Classification of Musical Instruments

Musical instruments may be classified in several ways, but traditionally musical instruments are grouped according to orchestral instrument families. In orchestras musicians sit together in orchestral instrument families. Musical instruments are grouped into families according to how they make sounds. Of course, there are some musical instruments which do not fit neatly into these groups, for example, the piano has both strings and hammers, therefore, it can be both string instrument and percussion instrument. Let’s see the major classes of musical instruments.


Brass instruments are usually made of brass or other metal. Brass instruments make sound when the air is blown inside of them. Brass instruments can be expected to work similarly to wind instruments with few modifications – the length of air column is changed with press valves or slide mechanism. Brass instruments include such instruments as trumpet, trombone, tuba, cornet, bugle, conch and French horn.


The majority of percussion instruments make sound when they are hit, shaken, rubbed or scratched, causing vibration and thus sound production. Musician has to strike the surface of percussion instrument to generate vibrations to produce desired note.
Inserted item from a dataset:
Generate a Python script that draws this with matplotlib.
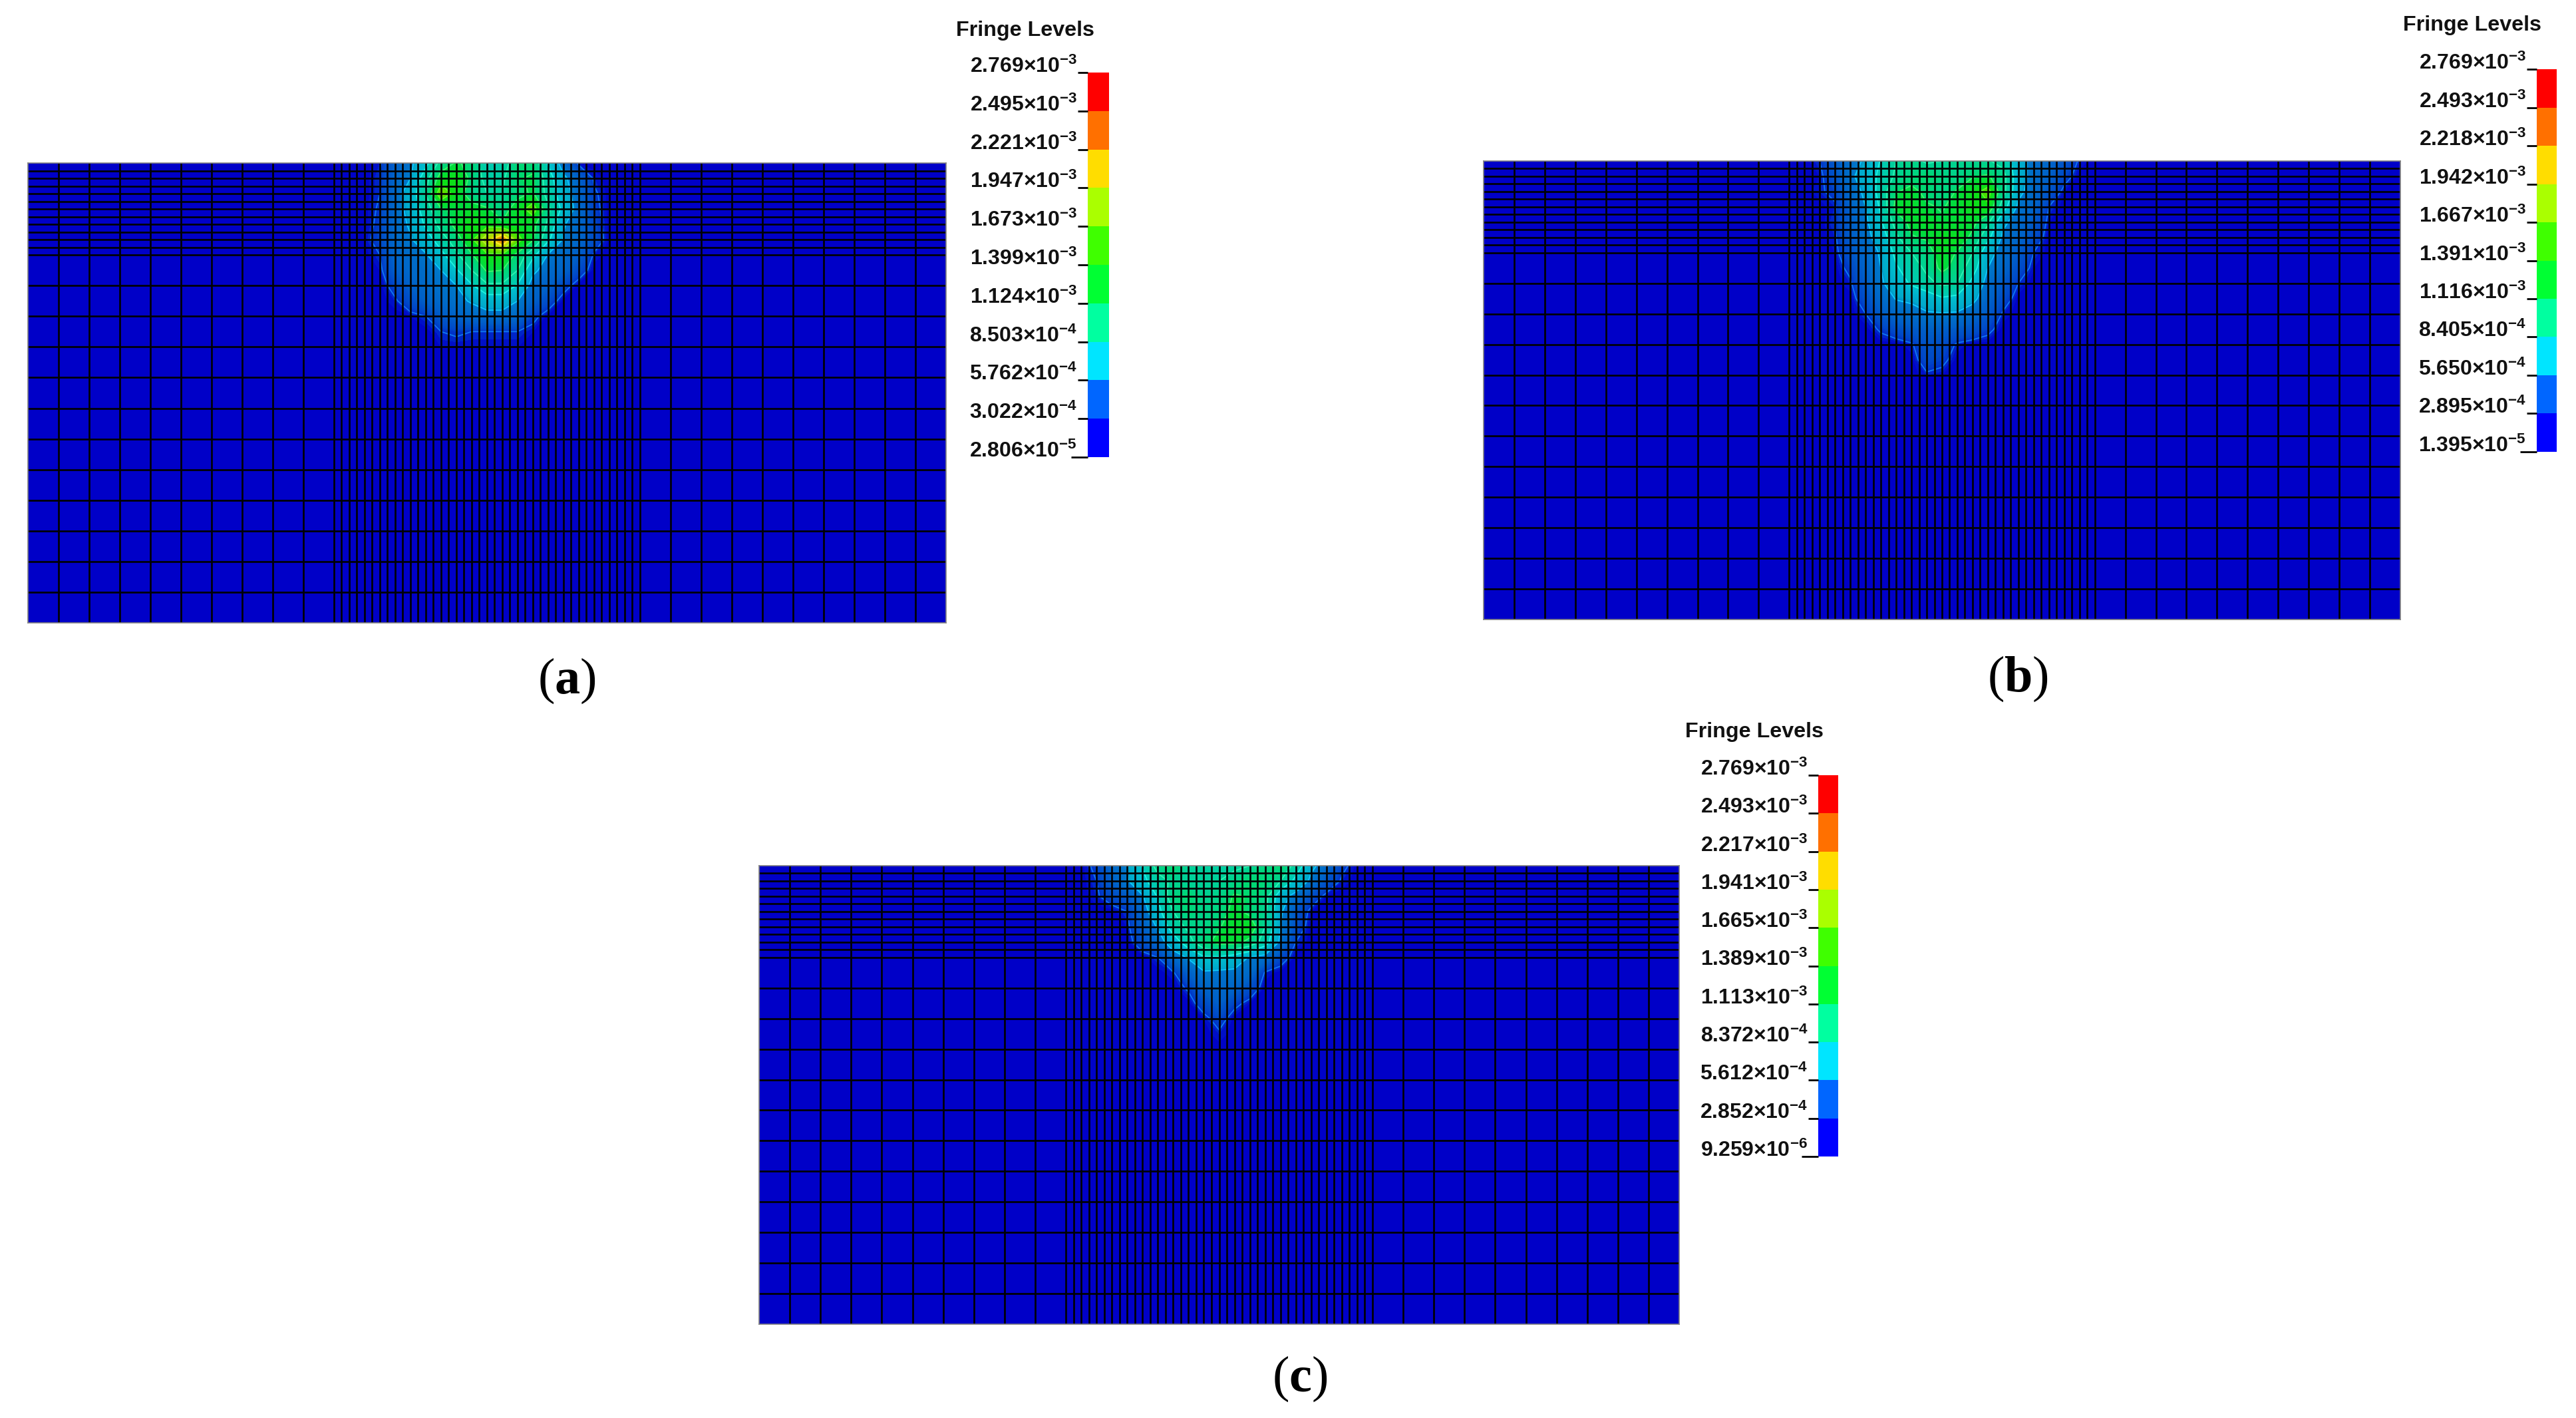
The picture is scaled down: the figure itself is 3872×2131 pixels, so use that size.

Percussion instruments can be divided in two groups – the first group includes tuned instruments which produce definite pitches, for example, marimba and xylophone, but the second group includes instruments which produce indefinite pitches, for example, tambourine and castanets. Percussion instruments include such instruments as drums, kettle drum, tambourine, triangle, timpani, tubular bells, bells, xylophone, cymbals, tam-tam, chimes, castanets, rattle, vibraphone, marimba, anvil, gong and glockenspiel.


Sounds of string instruments come from their strings which can be plucked, bowed or struck, creating a vibration which causes a unique sound. The sound depends on the length of air column, as well as on the type and thickness of strings which are used. Strings include such instruments as guitar, bass, double bass, harp, cello, violin, viola, mandolin, banjo and dulcimer.


Woodwinds, like brass instruments, produce sound when the air is blown inside of them, blowing it across an edge, between a surface and a reed, or between two reeds. Woodwinds can be expected to work depending on principles of sound waves, frequencies, resonance, acoustics and harmonics. Woodwinds include such instruments as flute, saxophone, clarinet, bassoon, oboe, English horn, piccolo and recorder. Less known windwoods are shakuhaci, shehnai, pianica, bagpie and pianica.

Electronic instruments

Electronic instruments are instruments which are produced, using the latest technologies. Electronic instruments are made in a way which makes it simpler and easier to produce sounds. The most popular electronic instruments are piano keyboards, synthesizers, sampler, octopads and rhythm machines.